The Financial Times reported last week that the Pakistan government “thwarted” an attempt by JPMorgan Chase to buy the Roosevelt Hotel. There was only one question:
What attempt?
According to the FT, Pakistan International Airlines, the Roosevelt’s nominal owner, chose to “pursue a redevelopment plan that would transform the site into a high-rise project while allowing Islamabad to keep a stake in the property.”
But PIA’s intentions were long known. Moreover, we found no previous mention other than rumors that JPMorgan Chase was seriously pursuing the property. Even so, other outlets parroted the FT’s story as if the bank’s supposed campaign was a long-established fact.
After JLL resigned or was pushed out as PIA’s advisor two years ago, PIA was reported last fall to be weighing fresh proposals from seven different groups to advise on the Roosevelt’s future.
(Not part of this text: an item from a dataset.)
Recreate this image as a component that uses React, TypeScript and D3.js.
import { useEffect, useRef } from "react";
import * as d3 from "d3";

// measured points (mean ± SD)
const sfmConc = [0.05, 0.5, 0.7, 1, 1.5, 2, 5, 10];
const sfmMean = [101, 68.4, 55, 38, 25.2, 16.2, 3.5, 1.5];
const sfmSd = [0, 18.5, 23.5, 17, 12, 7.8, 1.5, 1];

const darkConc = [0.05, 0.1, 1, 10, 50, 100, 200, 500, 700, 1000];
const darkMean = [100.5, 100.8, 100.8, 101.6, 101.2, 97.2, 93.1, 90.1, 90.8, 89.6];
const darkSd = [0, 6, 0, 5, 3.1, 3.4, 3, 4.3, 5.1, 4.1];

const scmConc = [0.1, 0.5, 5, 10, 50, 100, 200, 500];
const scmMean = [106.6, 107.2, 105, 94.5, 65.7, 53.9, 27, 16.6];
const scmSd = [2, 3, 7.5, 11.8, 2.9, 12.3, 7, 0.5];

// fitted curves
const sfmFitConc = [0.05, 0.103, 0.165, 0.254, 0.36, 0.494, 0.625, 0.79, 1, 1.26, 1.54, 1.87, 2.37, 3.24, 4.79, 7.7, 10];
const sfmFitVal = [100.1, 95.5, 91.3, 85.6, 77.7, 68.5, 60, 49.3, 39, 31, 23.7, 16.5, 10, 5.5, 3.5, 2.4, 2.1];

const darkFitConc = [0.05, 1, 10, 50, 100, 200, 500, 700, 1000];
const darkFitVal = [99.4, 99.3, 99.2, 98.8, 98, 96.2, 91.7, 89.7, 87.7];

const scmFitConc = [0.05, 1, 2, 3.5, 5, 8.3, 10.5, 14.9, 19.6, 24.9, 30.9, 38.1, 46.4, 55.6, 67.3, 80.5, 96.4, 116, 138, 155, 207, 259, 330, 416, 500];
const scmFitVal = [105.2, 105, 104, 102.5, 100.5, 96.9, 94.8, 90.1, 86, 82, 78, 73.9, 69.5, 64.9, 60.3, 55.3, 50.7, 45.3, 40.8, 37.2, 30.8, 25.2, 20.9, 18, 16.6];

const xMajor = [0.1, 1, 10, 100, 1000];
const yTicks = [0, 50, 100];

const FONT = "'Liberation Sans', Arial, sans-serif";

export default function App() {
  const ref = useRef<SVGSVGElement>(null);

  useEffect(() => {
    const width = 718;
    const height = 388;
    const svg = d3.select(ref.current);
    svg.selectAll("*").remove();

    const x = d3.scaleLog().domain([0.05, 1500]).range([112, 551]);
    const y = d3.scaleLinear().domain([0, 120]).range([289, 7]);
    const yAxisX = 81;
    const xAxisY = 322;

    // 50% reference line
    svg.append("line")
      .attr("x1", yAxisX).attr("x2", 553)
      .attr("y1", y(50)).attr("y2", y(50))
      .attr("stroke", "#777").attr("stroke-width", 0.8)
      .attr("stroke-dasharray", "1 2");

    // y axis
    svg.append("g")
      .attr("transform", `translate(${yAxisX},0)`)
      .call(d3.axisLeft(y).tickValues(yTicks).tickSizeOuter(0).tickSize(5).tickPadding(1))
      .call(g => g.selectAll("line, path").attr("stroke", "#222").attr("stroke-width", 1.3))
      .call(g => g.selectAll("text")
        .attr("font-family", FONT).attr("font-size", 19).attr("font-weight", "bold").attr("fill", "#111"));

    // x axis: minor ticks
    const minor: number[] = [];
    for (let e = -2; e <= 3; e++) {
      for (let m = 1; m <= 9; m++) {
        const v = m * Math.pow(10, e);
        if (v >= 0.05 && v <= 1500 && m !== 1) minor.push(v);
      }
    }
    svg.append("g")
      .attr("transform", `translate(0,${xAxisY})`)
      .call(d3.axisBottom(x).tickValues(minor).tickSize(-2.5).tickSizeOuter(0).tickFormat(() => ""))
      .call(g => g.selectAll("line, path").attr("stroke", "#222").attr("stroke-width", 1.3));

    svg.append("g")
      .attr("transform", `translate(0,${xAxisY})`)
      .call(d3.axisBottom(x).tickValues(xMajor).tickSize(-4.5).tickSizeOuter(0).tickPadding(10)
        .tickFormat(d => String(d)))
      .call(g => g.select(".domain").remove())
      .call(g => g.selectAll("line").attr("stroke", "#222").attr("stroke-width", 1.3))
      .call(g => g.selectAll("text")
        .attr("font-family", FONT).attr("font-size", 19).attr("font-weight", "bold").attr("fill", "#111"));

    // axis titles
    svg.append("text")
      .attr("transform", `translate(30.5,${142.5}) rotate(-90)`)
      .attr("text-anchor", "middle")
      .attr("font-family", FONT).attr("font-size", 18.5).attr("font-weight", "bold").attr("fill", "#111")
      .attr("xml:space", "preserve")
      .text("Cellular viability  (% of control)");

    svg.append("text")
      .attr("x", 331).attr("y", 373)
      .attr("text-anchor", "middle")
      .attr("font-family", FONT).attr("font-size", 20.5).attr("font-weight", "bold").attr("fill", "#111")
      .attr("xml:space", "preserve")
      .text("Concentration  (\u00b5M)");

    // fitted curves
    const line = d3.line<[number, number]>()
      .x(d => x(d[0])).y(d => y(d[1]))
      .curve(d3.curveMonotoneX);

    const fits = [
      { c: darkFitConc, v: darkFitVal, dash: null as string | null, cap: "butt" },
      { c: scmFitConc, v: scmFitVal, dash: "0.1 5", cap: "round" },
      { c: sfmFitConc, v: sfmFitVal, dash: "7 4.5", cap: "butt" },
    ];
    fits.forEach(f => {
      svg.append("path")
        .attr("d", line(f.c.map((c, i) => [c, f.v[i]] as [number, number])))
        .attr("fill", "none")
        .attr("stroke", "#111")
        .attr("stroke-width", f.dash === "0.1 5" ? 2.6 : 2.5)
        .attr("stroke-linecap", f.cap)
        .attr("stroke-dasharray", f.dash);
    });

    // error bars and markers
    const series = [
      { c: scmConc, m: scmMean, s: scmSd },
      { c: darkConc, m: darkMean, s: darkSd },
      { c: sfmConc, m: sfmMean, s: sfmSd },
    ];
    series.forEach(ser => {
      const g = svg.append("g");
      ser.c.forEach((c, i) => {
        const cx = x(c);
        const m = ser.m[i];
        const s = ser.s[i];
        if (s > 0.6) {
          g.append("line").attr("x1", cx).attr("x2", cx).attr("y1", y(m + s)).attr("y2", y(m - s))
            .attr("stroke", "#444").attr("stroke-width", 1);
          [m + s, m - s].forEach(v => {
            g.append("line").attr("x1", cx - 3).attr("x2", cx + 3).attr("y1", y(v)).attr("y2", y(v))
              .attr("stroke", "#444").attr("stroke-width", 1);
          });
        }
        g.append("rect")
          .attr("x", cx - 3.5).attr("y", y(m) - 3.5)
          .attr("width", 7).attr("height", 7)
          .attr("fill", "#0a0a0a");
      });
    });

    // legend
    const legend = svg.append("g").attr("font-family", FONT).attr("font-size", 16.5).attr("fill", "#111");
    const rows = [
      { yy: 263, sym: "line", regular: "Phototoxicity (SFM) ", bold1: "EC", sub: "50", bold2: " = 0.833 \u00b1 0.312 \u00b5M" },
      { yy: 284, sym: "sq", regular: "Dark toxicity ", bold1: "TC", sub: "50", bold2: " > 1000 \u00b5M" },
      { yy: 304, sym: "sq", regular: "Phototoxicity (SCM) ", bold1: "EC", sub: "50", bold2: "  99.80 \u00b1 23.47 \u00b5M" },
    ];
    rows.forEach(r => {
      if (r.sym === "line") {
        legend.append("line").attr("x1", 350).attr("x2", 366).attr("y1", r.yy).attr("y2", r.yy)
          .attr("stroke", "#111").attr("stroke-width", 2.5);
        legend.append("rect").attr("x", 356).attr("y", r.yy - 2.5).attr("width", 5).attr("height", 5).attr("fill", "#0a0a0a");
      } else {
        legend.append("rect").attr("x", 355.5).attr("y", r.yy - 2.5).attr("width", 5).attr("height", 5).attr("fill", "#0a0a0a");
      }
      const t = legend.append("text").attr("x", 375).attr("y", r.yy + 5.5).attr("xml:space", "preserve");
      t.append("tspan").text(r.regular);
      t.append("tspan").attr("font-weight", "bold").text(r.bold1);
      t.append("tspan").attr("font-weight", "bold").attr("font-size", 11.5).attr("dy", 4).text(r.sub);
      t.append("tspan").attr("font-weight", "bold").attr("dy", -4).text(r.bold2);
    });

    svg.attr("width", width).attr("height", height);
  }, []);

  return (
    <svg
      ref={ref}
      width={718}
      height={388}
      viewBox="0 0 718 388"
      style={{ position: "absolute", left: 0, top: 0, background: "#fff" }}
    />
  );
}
The team in the lead, we reported, was led by Morgan Stanley — not by JPMorgan Chase.
Moreover, last month’s puzzling agreement between Pakistan and the US General Services Administration to cooperate on the Roosevelt wasn’t only about “maintaining and renovating” it, as the FT said, but about redeveloping it.

The Roosevelt site between Madison and Vanderbilt avenues in the East 40s is valuable and its development issues are complex, but it is not the Louisiana Purchase. If PIA and JPMorgan Chase – or anyone else — wanted to make a deal, they had only to sit down and sign the papers.
The truth is, nobody truly knows what the Pakistanis want to do with the Roosevelt — if they even know themselves.